For this last reason, every successful new cartridge was viciously knocked-off by the competition, usually in slightly modified form to avoid charges of plagiarism.
For example, when the .25-35 Winchester of 1895 appeared to be enjoying healthy sales, Marlin jumped into the fray with their own version, the .25-36 Marlin. (That “-36” was supposed to fool everybody.) The Marlin round’s case dimensions differed enough from the Winchester’s that the two were not interchangeable, as some oafish shooters discovered when their rifles wouldn’t feed or eject properly.
Remington, which didn’t offer a lever-action design, had to sulk in its corner until 1906, when they introduced a rimless version of the .25-35 in their famous Model 8 autoloading rifle. The new Remington cartridge, called (surprise!) the .25-35 Remington—later the plain old .25 Remington–was one of three Remington rimless clones of well-established Winchester rimmed rounds, the other two being the .30-30 and .32 Remington. A fourth chambering, the .35 Remington, appears to have been original.
Sometimes fin-de-siecle smokeless cartridges were named to avoid confusion with existing blackpowder cartridges. We’ve seen that the .32 Winchester Special really was special, in a dumb kind of way, but ever wonder what’s so special about the .38 Special?
Today, it doesn’t seem very remarkable at all, but when it was introduced in 1898 it seemed, well, special when compared to the shorter, slower .38 S&W blackpowder round introduced in 1871. (To make matters worse, the .38 S&W itself later became known as both the .380 and the .38/200. Take your pick.)
Similarly, the .45 Colt cartridge of 1873 used to be called the .45 Long Colt, at least in non-military circles.
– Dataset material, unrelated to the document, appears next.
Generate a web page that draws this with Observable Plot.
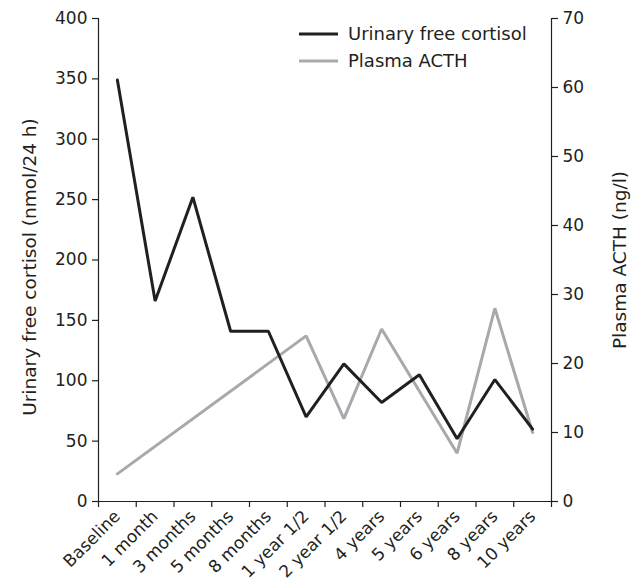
<!DOCTYPE html>
<html>
<head>
<meta charset="utf-8">
<script src="https://cdn.jsdelivr.net/npm/d3@7"></script>
<script src="https://cdn.jsdelivr.net/npm/@observablehq/plot@0.6"></script>
<style>
  body { margin: 0; background: #fff; font-family: "DejaVu Sans", sans-serif; }
  #wrap { position: relative; width: 632px; height: 588px; }
  #legend { position: absolute; left: 299px; top: 20px; font-size: 18px; color: #231f20; line-height: 27px; }
  #legend div { display: flex; align-items: center; }
  #legend svg { margin-right: 10px; }
</style>
</head>
<body>
<div id="wrap"></div>
<script>
const categories = ["Baseline", "1 month", "3 months", "5 months", "8 months", "1 year 1/2", "2 year 1/2", "4 years", "5 years", "6 years", "8 years", "10 years"];
const cortisol = [349, 166, 252, 141, 141, 70, 114, 82, 105, 52, 101, 60];
const acth = [4, null, null, null, null, 24, 12, 25, null, 7, 28, 10];
const leftTicks = [0, 50, 100, 150, 200, 250, 300, 350, 400];
const rightTicks = [0, 10, 20, 30, 40, 50, 60, 70];
const leftMax = 400, rightMax = 70;
const cortisolColor = "#231f20", acthColor = "#a7a9ac";
const font = '"DejaVu Sans", sans-serif';
const fs = 17;
const titleFs = 18.5;

const k = leftMax / rightMax;
const cortData = categories.map((c, i) => ({i, v: cortisol[i]}));
const acthData = categories.map((c, i) => ({i, v: acth[i]})).filter(d => d.v != null);
const n = categories.length;
const boundaries = d3.range(-0.5, n, 1);

const chart = Plot.plot({
  width: 632,
  height: 588,
  marginLeft: 98,
  marginRight: 81,
  marginTop: 18,
  marginBottom: 87,
  style: {fontFamily: font, fontSize: fs + "px", color: "#231f20", background: "#fff"},
  x: {domain: [-0.5, n - 0.5], axis: null},
  y: {domain: [0, leftMax], axis: null},
  marks: [
    Plot.ruleY([0], {stroke: "#231f20", strokeWidth: 1.2}),
    Plot.axisX({ticks: boundaries, tickFormat: () => "", tickSize: 6, stroke: "#231f20", strokeWidth: 1.2, label: null}),
    Plot.axisX({ticks: d3.range(n), tickFormat: i => categories[i], tickSize: 0, tickRotate: -45, tickPadding: 12, fontSize: fs, fill: "#231f20", label: null}),
    Plot.axisY({ticks: leftTicks, tickSize: 6, tickPadding: 5, fontSize: fs, fill: "#231f20", stroke: "#231f20", strokeWidth: 1.2, label: null}),
    Plot.ruleX([-0.5], {stroke: "#231f20", strokeWidth: 1.2}),
    Plot.axisY({anchor: "right", ticks: rightTicks.map(t => t * k), tickFormat: d => Math.round(d / k), tickSize: 6, tickPadding: 5, fontSize: fs, fill: "#231f20", stroke: "#231f20", strokeWidth: 1.2, label: null}),
    Plot.ruleX([n - 0.5], {stroke: "#231f20", strokeWidth: 1.2}),
    Plot.text(["Urinary free cortisol (nmol/24 h)"], {frameAnchor: "left", textAnchor: "middle", rotate: -90, dx: -68, dy: 7, fontSize: titleFs, fill: "#231f20"}),
    Plot.text(["Plasma ACTH (ng/l)"], {frameAnchor: "right", textAnchor: "middle", rotate: -90, dx: 69, fontSize: titleFs, fill: "#231f20"}),
    Plot.line(acthData, {x: "i", y: d => d.v * k, stroke: acthColor, strokeWidth: 3, strokeLinejoin: "miter"}),
    Plot.line(cortData, {x: "i", y: "v", stroke: cortisolColor, strokeWidth: 3, strokeLinejoin: "miter"})
  ]
});

const wrap = document.getElementById("wrap");
wrap.appendChild(chart);
const legend = document.createElement("div");
legend.id = "legend";
legend.innerHTML = `
  <div><svg width="39" height="4"><line x1="0" y1="2" x2="39" y2="2" stroke="${cortisolColor}" stroke-width="3"/></svg>Urinary free cortisol</div>
  <div><svg width="39" height="4"><line x1="0" y1="2" x2="39" y2="2" stroke="${acthColor}" stroke-width="3"/></svg>Plasma ACTH</div>`;
wrap.appendChild(legend);
</script>
</body>
</html>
The “Long” distinguished it from its “short” counterpart, the .45 Schofield, which was chambered in the huge S&W Army Model top-break revolver designed in part by Major George W. Schofield.
Later, the “Long” seemed a conversational necessity to avoid confusion with the shorter, smokeless .45 ACP, first chambered in a subdued form in the 1905 Colt Automatic Pistol, and the .45 Auto Rim, chambered in the no-nonsense 1917 Smith & Wesson and Colt army revolvers.